We were given a long weekend free to explore Zambia. Our choice of destination was Livingstone. Home to Victoria Falls, it took a seven hour bus journey and a short taxi ride to reach our home for three nights.
Our first activity was to see the falls. Nothing can prepare you for the sensation of getting close to them. The sound of cascading water plummeting 100m into an abyss of vapour, churning water, and jagged rocks, the feel of that vapour flying up into the air, drawing a cool breeze behind it and leaving a trail of fine spray on the ground and all who venture too close to the edge. We were there in the dry season, when the falls are ‘a trickle’, and yet it seemed an impossibility that such a vast quantity of water could exist in the upper Zambezi river above to feed the hungry falls and Devil’s Pool below.
Our path then took us to the cliff edge of the falls from the side of the upper Zambezi. A very peaceful expanse of water greeted our eyes as we fumbled through the bush to the water’s edge. It was remarkable that such peacefully flowing water would, in seconds, become part of the chaos of the falls.

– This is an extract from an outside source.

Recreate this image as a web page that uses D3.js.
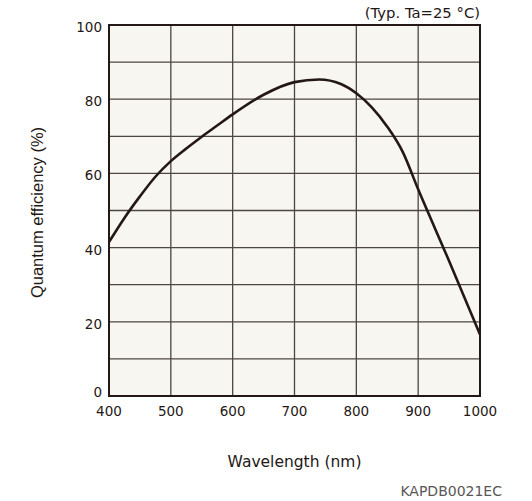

The following day Steven and I went white-water rafting. An adrenaline filled morning later we returned to the hostel to await the return of Anna and Alex who had gone on an elephant safari, and lion encounter. I would like to describe in far more detail the feeling of travelling down the massive rapids, but am very pushed for time; our last few days in Zambia have taken an unexpected turn. Instead of spending our last two days teaching at the academy, we have been given the opportunity to travel to a small village some 3 hours north of Lusaka, in order to do some outreach work. We hope to produce a blog post once we return to Lusaka giving our impressions of music in this isolated, rural place.